Why the Middle of the Market Vanished from the Top 10
Underneath the headline rank, the data shows a market splitting in two. The phones that sold were either premium iPhones or sub-$200 entry Androids. Almost nothing in the middle made the cut.
Counterpoint senior analyst Karn Chauhan flagged the bifurcation directly. “In response to evolving market dynamics, OEMs are increasingly focusing on premium portfolios, prioritising value over volume,” Chauhan said.
Component costs are the engine behind it. Memory pricing, the input that hits mid-range Android hardest, has roughly quadrupled across the past three quarters as DRAM and NAND production was diverted to data center customers buying for AI workloads. In Tarun Pathak’s CNBC interview on memory chip allocation to hyperscalers, the Counterpoint research director said memory companies are now asking smartphone vendors to stand in line behind data center buyers. Brands that priced under $400 absorbed that shift as a margin hit; brands that priced over $800 simply passed it through.
That dynamic is showing up in regional reads too. India saw premium device sales rise 25% year on year in Q1 while affordable phones fell 46%, according to CyberMedia Research. Counterpoint expects the share of the top selling models to keep climbing through 2026 as the split widens.
Frequently Asked Questions
How many iPhones did Apple sell in Q1 2026?
Counterpoint Research did not publish a unit total, but the firm reported Apple took 21% of global smartphone shipments in the quarter, a leadership position no Apple Q1 has ever held before. With global Q1 shipments around 281 million units across the industry, that maps to roughly 59 million iPhones shipped during the period.
What is the cheapest iPhone 17 model?
The iPhone 17e, announced in Apple’s March 2026 iPhone 17e announcement, is the cheapest current-generation iPhone. It uses the A19 chip, a single 48 MP camera, and starts at $599 in the United States, $200 below the standard iPhone 17. The 17e was not in Counterpoint’s Q1 2026 top ten because it shipped late in the quarter.
Why is the Samsung Galaxy A07 4G so popular?
The Galaxy A07 4G sells well because it pairs sub-$150 carrier pricing with six years of software and security updates, an unusually long support window for the budget tier. Demand is concentrated in the Middle East, Africa, and Latin America, where 4G remains the dominant connectivity standard and replacement cycles run longer than in mature markets.
Did the iPhone Air make the Q1 2026 top 10?
No.
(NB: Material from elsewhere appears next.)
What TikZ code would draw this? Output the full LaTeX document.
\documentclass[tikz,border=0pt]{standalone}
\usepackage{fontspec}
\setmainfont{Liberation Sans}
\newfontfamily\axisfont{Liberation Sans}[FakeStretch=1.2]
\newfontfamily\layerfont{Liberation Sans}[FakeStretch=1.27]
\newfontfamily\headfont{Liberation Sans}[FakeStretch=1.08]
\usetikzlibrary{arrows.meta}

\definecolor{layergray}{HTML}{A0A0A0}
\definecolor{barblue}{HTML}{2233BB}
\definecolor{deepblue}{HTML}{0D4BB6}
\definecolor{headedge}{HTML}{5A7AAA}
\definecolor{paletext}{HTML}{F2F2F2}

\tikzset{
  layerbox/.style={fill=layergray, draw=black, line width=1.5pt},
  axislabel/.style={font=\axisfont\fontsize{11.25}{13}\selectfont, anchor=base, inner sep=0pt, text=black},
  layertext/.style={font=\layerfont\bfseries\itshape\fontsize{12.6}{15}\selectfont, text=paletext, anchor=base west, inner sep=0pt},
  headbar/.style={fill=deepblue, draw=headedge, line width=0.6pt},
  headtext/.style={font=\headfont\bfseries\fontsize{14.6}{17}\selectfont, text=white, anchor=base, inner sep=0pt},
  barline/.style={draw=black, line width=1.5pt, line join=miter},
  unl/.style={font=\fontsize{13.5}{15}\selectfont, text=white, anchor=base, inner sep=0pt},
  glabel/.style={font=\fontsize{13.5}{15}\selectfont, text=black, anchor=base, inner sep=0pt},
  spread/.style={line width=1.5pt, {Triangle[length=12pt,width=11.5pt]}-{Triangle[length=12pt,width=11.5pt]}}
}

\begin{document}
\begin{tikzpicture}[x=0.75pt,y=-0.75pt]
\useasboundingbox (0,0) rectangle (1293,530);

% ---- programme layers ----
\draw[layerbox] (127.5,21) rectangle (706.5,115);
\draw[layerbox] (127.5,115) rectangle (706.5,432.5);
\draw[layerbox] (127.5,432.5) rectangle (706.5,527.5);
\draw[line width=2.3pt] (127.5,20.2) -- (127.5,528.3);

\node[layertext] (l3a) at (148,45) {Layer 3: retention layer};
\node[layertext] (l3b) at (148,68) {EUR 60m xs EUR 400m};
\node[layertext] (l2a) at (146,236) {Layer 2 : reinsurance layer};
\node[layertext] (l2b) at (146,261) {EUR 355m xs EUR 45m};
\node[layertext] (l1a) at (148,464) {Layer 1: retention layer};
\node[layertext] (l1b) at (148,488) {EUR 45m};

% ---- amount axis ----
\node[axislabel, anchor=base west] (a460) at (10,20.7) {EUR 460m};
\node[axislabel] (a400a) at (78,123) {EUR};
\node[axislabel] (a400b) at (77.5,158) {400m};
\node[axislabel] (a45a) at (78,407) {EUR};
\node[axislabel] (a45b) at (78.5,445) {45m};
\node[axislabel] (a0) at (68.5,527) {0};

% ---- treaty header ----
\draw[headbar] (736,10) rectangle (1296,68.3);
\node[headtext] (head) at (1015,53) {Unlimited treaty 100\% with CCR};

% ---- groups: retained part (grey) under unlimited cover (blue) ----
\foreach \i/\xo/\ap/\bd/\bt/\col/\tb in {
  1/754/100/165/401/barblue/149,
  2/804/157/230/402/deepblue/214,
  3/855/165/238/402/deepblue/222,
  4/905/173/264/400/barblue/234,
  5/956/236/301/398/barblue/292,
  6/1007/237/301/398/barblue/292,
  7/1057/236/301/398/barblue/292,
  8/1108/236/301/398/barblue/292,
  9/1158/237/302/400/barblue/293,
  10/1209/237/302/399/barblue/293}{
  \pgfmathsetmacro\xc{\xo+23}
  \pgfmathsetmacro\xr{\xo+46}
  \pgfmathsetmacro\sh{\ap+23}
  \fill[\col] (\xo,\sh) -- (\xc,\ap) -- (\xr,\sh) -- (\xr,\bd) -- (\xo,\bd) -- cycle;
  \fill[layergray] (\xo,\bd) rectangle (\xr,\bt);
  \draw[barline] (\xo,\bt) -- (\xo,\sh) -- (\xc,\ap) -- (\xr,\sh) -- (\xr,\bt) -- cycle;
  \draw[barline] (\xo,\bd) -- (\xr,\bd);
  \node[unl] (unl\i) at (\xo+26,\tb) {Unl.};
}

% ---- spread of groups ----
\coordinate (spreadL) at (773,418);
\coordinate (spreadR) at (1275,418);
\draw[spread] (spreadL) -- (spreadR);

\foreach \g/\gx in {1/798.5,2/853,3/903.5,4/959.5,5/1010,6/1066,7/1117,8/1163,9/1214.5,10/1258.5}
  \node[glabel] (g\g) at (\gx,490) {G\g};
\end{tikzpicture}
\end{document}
The iPhone Air, Apple’s thinner alternative model launched in September 2025, did not appear anywhere in Counterpoint’s Q1 2026 top ten. Industry analysts have flagged its 6.5-inch single-camera tradeoff against a thinner chassis as a tougher sell at the $999 starting price than Apple anticipated, especially against the spec-loaded standard iPhone 17.
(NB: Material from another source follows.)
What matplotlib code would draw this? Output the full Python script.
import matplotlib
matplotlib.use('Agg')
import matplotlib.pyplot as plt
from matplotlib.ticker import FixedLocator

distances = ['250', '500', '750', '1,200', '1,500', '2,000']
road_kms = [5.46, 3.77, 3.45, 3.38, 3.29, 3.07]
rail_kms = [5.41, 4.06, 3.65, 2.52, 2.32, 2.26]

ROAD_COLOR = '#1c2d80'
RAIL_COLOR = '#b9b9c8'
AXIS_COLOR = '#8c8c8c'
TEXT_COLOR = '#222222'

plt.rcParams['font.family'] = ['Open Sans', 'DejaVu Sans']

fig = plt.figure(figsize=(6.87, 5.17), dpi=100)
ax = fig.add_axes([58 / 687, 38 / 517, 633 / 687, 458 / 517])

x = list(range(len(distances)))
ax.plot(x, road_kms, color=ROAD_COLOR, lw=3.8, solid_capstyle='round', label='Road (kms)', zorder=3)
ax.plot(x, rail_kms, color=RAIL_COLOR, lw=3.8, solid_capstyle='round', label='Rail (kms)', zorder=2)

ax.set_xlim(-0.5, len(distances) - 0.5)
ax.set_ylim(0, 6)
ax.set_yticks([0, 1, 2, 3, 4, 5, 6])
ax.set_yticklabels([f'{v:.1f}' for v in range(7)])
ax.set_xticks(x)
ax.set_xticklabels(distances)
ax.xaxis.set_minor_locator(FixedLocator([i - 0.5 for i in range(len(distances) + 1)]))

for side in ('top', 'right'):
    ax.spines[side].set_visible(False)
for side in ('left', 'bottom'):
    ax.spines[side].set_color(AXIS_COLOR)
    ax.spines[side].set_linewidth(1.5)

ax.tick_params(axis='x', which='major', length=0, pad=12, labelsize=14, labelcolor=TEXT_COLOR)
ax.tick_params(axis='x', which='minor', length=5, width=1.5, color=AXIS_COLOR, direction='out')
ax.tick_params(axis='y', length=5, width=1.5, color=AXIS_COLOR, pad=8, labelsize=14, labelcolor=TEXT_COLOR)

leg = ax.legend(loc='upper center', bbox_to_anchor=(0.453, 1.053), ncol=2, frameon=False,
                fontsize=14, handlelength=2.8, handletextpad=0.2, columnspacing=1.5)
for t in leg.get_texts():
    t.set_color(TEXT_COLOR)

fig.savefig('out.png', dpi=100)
When did the iPhone 17 launch?
Apple announced the iPhone 17 lineup on September 9, 2025, and the standard iPhone 17, iPhone 17 Pro, and iPhone 17 Pro Max went on sale on September 19, 2025. The iPhone Air launched the same week. The iPhone 17e followed in March 2026 as a lower-priced fourth model.
How does the iPhone 17 differ from the iPhone 16?
The iPhone 17 doubles base storage to 256 GB, upgrades both rear cameras to 48 MP Fusion sensors, and adds the 120 Hz ProMotion display that the iPhone 16 lacked. Peak brightness rises to 3,000 nits and the front glass uses Ceramic Shield 2, which Apple rates at three times the scratch resistance of the iPhone 16. Pricing held at $799 in the US.
Counterpoint expects the share concentration that made Q1 such a clean Apple quarter to keep climbing. If the memory crunch holds and Android brands keep pulling out of the mid tier, a single device taking 7% or more of global sales by year end is now in play. That would be a number no smartphone has hit in more than a decade.